++++ ENTRIES SUPPLIED ++++

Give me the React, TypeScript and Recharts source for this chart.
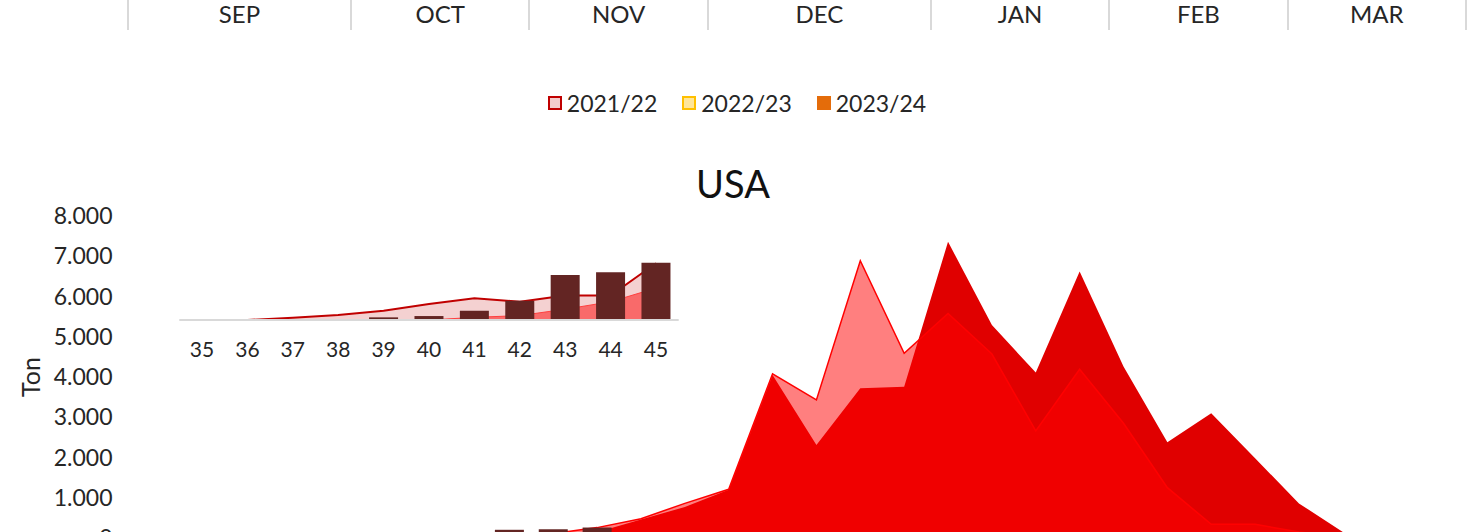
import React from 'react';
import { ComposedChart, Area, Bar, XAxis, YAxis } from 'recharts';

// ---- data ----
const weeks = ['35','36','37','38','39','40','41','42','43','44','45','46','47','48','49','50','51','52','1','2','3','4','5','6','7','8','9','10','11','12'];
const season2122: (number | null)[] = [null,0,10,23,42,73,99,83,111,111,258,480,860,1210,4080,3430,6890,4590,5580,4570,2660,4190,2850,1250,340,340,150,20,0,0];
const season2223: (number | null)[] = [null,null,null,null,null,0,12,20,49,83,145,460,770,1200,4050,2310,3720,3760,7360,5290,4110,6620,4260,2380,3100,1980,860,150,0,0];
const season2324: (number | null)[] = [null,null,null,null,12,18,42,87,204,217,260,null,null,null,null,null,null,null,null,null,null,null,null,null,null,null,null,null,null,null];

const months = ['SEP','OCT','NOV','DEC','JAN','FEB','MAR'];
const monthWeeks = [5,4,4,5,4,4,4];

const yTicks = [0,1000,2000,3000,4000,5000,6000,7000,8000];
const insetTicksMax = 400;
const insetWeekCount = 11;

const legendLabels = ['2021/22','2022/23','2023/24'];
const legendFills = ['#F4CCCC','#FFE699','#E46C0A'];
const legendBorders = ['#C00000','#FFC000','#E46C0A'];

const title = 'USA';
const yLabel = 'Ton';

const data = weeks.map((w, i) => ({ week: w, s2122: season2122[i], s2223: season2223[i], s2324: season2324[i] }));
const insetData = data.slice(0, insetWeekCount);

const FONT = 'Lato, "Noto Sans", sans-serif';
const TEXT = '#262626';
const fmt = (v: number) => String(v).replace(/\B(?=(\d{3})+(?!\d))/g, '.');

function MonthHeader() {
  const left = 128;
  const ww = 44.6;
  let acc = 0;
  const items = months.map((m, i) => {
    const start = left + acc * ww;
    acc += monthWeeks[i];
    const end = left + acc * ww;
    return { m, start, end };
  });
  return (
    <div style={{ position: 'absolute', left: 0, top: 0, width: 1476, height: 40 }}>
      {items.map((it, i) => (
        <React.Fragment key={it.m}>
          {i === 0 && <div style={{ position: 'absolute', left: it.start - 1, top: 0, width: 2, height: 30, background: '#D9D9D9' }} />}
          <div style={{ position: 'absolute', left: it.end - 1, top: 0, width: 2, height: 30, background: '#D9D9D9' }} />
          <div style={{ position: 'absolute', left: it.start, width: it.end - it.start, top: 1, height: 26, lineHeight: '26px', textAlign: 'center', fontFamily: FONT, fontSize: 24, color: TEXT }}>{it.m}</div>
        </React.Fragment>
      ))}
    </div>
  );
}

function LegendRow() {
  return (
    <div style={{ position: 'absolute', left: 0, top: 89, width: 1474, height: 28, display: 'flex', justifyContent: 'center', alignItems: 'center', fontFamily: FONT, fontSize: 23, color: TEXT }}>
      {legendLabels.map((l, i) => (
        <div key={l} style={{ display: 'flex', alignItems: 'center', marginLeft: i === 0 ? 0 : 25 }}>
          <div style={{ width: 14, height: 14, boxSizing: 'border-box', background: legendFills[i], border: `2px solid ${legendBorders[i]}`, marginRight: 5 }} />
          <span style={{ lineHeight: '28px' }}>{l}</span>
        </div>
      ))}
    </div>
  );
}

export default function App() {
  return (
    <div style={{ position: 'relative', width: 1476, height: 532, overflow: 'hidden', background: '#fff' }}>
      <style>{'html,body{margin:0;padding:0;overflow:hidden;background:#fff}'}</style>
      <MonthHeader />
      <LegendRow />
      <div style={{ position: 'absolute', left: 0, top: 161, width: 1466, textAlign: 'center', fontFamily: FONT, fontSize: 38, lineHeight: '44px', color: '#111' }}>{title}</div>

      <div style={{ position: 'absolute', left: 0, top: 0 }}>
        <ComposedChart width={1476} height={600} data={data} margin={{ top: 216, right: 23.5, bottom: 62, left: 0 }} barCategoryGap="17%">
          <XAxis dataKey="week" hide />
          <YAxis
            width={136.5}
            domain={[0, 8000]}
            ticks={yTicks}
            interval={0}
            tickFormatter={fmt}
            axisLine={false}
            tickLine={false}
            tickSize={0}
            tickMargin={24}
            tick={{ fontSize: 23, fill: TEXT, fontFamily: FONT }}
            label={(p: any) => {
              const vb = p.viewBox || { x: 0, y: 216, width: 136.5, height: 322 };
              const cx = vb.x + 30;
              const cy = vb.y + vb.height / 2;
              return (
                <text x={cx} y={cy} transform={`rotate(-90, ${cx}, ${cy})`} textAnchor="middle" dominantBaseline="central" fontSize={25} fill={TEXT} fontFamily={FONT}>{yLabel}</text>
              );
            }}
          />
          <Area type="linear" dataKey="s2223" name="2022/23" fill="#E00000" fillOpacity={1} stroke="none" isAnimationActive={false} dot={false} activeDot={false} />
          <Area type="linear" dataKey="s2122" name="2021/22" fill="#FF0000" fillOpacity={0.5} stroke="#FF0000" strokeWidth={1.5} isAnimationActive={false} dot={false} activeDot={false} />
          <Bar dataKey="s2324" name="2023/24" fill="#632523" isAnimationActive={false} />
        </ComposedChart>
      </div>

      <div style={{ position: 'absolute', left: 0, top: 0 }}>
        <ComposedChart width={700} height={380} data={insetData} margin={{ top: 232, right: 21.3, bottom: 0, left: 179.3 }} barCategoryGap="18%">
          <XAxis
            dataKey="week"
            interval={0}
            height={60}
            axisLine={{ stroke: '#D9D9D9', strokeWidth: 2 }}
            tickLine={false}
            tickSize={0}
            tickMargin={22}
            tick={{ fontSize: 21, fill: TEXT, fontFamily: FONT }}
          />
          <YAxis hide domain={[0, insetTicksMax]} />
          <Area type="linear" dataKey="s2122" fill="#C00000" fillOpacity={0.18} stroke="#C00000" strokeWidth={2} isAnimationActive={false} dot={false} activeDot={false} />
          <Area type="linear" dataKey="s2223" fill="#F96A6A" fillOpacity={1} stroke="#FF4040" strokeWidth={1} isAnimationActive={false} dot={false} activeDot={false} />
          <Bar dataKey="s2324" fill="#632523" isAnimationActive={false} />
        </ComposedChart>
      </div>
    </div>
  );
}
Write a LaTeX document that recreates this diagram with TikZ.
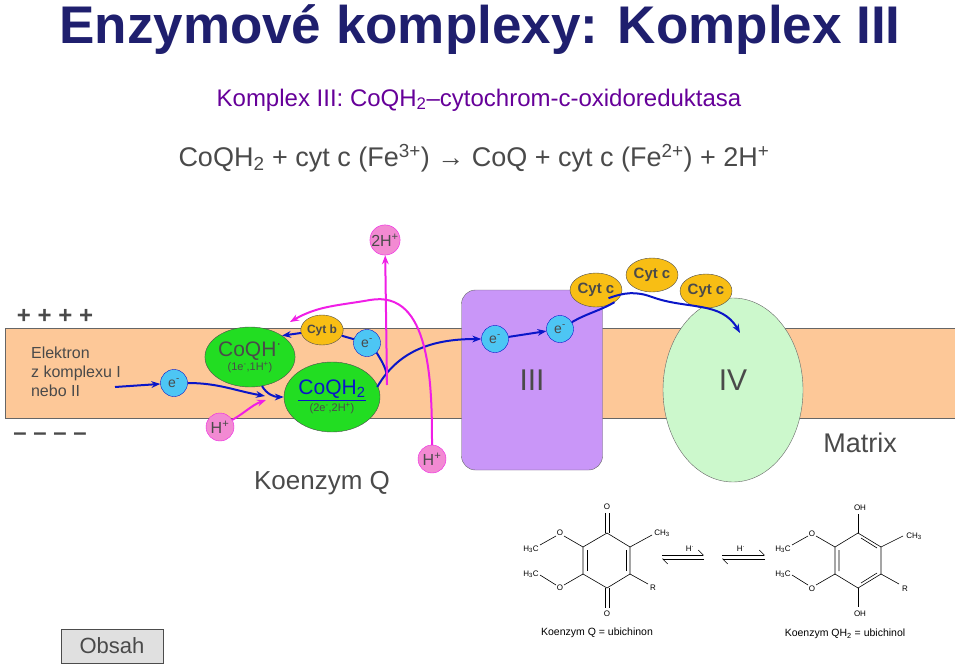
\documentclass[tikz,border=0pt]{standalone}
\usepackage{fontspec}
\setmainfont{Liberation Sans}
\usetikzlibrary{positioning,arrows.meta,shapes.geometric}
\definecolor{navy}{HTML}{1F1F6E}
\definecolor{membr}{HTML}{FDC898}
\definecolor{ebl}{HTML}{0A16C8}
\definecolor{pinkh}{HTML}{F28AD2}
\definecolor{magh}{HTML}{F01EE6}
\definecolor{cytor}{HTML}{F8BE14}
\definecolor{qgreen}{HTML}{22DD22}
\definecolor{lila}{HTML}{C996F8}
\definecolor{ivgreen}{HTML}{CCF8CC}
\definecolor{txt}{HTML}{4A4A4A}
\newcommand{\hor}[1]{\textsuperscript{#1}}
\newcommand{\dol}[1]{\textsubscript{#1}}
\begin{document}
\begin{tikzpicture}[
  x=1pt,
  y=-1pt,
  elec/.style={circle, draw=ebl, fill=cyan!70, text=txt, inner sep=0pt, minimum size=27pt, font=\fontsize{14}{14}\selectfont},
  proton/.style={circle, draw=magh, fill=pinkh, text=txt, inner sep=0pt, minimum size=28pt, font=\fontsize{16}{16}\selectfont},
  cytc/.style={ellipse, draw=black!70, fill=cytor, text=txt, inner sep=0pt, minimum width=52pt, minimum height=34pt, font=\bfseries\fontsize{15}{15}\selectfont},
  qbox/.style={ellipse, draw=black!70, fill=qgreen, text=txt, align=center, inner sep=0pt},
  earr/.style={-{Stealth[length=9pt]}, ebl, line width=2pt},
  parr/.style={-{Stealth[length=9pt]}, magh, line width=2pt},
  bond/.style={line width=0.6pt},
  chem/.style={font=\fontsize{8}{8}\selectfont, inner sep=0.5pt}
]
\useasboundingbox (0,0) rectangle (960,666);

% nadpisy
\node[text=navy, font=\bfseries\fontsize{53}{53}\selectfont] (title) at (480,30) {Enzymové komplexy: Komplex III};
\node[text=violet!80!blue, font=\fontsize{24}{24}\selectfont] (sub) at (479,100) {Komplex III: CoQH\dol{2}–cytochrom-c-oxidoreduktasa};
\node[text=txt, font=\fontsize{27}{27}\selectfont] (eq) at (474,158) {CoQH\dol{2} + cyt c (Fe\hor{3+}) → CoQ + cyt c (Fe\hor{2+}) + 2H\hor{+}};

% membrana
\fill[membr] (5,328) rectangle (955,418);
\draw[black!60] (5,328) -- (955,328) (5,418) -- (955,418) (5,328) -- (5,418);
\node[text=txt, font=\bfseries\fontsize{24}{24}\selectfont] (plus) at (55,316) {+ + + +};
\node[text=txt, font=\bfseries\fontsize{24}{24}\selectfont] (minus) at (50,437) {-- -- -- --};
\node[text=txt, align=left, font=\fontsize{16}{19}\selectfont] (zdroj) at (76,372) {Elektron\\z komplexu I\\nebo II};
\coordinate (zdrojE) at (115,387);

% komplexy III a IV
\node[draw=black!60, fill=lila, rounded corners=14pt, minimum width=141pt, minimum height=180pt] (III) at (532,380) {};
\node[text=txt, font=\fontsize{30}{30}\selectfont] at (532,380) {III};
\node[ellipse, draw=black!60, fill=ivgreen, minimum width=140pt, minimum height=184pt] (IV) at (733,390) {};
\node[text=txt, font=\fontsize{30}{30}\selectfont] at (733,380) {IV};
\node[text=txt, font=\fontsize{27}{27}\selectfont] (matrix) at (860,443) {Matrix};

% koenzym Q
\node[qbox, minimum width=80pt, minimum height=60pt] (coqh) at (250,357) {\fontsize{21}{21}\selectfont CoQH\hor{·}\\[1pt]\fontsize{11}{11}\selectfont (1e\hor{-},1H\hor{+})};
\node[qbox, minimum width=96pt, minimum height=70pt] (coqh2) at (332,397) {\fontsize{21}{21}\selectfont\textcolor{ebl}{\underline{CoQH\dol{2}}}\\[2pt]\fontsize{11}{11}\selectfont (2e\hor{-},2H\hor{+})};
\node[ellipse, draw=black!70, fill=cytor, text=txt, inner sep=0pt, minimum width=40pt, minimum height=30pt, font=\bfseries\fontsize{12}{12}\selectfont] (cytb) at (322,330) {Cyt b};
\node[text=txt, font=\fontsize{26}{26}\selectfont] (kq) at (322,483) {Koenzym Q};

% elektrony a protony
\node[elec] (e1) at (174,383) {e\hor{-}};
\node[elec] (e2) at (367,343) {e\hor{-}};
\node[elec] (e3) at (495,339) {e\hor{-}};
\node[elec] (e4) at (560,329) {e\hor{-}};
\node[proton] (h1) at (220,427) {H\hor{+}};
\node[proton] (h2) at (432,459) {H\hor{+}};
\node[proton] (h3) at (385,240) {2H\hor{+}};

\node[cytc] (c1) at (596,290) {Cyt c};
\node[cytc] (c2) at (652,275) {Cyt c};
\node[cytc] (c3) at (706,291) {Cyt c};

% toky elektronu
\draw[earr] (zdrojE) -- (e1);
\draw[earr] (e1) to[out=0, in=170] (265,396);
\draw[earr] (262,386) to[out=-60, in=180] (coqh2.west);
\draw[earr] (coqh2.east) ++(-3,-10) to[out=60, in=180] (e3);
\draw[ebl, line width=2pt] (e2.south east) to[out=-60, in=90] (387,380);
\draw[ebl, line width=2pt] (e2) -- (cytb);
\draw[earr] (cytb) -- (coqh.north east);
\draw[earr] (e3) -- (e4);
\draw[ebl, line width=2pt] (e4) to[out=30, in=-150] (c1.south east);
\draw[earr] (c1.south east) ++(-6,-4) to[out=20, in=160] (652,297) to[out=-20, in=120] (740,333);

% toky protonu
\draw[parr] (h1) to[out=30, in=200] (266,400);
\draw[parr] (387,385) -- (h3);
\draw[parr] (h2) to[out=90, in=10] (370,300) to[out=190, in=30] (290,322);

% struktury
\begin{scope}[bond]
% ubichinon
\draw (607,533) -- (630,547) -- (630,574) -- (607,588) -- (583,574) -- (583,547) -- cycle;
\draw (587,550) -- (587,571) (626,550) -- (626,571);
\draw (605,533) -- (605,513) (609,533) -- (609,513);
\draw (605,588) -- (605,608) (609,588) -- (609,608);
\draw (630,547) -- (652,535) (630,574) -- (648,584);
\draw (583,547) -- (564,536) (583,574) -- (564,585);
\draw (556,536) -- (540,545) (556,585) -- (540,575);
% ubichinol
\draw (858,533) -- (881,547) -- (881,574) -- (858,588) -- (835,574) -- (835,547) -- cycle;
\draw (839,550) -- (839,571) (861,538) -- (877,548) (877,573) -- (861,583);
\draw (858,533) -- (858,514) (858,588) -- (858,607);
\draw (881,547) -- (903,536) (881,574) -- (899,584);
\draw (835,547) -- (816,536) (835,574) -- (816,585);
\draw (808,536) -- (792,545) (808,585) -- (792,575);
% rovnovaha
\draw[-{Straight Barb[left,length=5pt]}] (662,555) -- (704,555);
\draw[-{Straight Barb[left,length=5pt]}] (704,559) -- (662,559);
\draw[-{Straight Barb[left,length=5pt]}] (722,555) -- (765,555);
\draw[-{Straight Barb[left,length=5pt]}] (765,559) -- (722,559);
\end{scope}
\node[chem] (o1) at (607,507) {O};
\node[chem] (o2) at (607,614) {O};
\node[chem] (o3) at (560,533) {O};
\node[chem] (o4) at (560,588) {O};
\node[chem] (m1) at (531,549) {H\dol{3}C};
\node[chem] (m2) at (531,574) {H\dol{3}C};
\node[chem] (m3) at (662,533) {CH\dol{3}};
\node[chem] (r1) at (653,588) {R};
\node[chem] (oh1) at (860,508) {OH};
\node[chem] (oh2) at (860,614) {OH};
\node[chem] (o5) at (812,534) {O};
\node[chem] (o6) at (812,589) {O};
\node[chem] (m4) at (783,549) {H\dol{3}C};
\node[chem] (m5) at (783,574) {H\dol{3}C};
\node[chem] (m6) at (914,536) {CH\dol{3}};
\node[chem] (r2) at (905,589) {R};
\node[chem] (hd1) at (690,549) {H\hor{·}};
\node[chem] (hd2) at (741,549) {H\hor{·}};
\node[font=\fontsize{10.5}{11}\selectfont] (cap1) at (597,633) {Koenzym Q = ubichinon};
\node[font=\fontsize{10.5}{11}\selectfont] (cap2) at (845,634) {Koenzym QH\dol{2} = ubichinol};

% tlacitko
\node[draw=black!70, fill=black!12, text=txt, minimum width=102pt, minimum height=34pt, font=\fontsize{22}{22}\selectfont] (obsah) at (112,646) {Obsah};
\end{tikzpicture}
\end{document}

++++

- _YOUR INSTRUCTIONS_: Write out exactly the opening lines of the data, stopping after the line that holds "Bar, XAxis, YAxis". Exclude pictures.

- _TASK RESULT_:
Give me the React, TypeScript and Recharts source for this chart.
import React from 'react';
import { ComposedChart, Area, Bar, XAxis, YAxis } from 'recharts';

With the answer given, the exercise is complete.